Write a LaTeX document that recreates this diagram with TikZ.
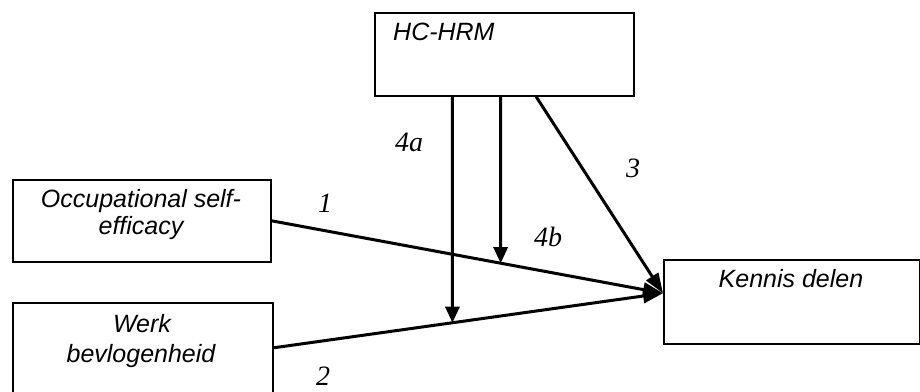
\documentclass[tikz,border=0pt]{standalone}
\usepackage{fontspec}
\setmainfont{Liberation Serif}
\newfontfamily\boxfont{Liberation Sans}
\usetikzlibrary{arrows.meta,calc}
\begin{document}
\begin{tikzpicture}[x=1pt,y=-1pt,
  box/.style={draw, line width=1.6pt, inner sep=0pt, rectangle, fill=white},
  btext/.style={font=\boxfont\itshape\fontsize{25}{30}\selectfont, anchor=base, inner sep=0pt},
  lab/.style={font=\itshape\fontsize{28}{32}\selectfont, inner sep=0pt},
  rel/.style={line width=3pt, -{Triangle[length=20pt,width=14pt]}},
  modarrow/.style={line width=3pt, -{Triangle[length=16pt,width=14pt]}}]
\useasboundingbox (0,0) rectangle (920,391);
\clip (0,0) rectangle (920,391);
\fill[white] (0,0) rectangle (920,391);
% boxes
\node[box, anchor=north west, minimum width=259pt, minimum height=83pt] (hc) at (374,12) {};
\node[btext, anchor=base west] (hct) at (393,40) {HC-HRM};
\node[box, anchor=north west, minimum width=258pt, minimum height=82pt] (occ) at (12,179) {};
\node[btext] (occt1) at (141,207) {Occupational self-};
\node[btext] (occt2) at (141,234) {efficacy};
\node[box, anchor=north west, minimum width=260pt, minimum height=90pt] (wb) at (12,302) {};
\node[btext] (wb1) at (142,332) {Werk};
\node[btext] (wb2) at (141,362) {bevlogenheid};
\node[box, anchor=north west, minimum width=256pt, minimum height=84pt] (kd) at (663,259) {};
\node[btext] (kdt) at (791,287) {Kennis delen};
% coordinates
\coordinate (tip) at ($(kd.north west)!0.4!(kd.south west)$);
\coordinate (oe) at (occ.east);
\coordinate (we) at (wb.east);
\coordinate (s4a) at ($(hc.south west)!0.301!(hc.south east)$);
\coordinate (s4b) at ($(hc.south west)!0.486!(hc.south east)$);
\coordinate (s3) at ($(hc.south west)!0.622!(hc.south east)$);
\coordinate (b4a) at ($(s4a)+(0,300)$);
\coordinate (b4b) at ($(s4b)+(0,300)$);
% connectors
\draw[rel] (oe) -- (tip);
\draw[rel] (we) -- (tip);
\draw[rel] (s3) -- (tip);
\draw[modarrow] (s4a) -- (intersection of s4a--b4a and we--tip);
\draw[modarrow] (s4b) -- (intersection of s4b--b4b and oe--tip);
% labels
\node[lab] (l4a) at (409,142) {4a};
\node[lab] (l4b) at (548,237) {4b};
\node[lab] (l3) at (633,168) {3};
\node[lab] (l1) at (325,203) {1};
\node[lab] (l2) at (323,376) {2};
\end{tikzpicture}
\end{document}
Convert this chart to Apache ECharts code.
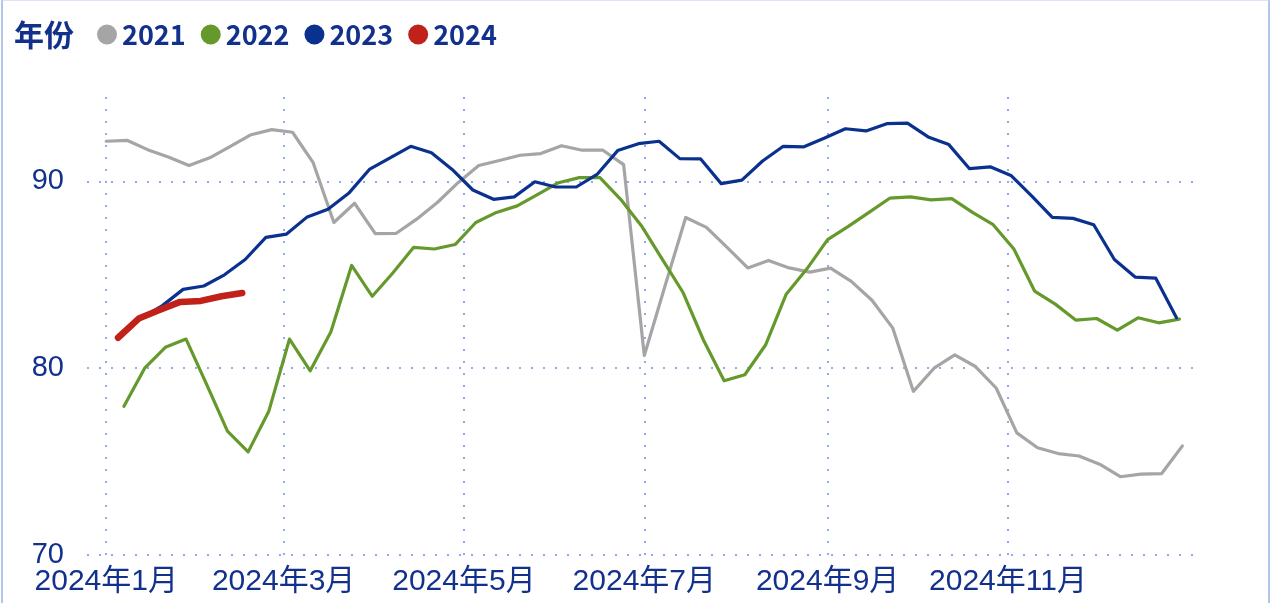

EXERCISE PROMPT -> Replicate the material above verbatim; images stay out of the copy.

TASK RESPONSE ->
Write a LaTeX document that recreates this diagram with TikZ.
\documentclass[tikz,border=0pt]{standalone}
\usepackage{fontspec}
\setmainfont{Liberation Serif}
\newfontfamily\boxfont{Liberation Sans}
\usetikzlibrary{arrows.meta,calc}
\begin{document}
\begin{tikzpicture}[x=1pt,y=-1pt,
  box/.style={draw, line width=1.6pt, inner sep=0pt, rectangle, fill=white},
  btext/.style={font=\boxfont\itshape\fontsize{25}{30}\selectfont, anchor=base, inner sep=0pt},
  lab/.style={font=\itshape\fontsize{28}{32}\selectfont, inner sep=0pt},
  rel/.style={line width=3pt, -{Triangle[length=20pt,width=14pt]}},
  modarrow/.style={line width=3pt, -{Triangle[length=16pt,width=14pt]}}]
\useasboundingbox (0,0) rectangle (920,391);
\clip (0,0) rectangle (920,391);
\fill[white] (0,0) rectangle (920,391);
% boxes
\node[box, anchor=north west, minimum width=259pt, minimum height=83pt] (hc) at (374,12) {};
\node[btext, anchor=base west] (hct) at (393,40) {HC-HRM};
\node[box, anchor=north west, minimum width=258pt, minimum height=82pt] (occ) at (12,179) {};
\node[btext] (occt1) at (141,207) {Occupational self-};
\node[btext] (occt2) at (141,234) {efficacy};
\node[box, anchor=north west, minimum width=260pt, minimum height=90pt] (wb) at (12,302) {};
\node[btext] (wb1) at (142,332) {Werk};
\node[btext] (wb2) at (141,362) {bevlogenheid};
\node[box, anchor=north west, minimum width=256pt, minimum height=84pt] (kd) at (663,259) {};
\node[btext] (kdt) at (791,287) {Kennis delen};
% coordinates
\coordinate (tip) at ($(kd.north west)!0.4!(kd.south west)$);
\coordinate (oe) at (occ.east);
\coordinate (we) at (wb.east);
\coordinate (s4a) at ($(hc.south west)!0.301!(hc.south east)$);
\coordinate (s4b) at ($(hc.south west)!0.486!(hc.south east)$);
\coordinate (s3) at ($(hc.south west)!0.622!(hc.south east)$);
\coordinate (b4a) at ($(s4a)+(0,300)$);
\coordinate (b4b) at ($(s4b)+(0,300)$);
% connectors
\draw[rel] (oe) -- (tip);
\draw[rel] (we) -- (tip);
\draw[rel] (s3) -- (tip);
\draw[modarrow] (s4a) -- (intersection of s4a--b4a and we--tip);
\draw[modarrow] (s4b) -- (intersection of s4b--b4b and oe--tip);
% labels
\node[lab] (l4a) at (409,142) {4a};
\node[lab] (l4b) at (548,237) {4b};
\node[lab] (l3) at (633,168) {3};
\node[lab] (l1) at (325,203) {1};
\node[lab] (l2) at (323,376) {2};
\end{tikzpicture}
\end{document}
Convert this chart to Apache ECharts code.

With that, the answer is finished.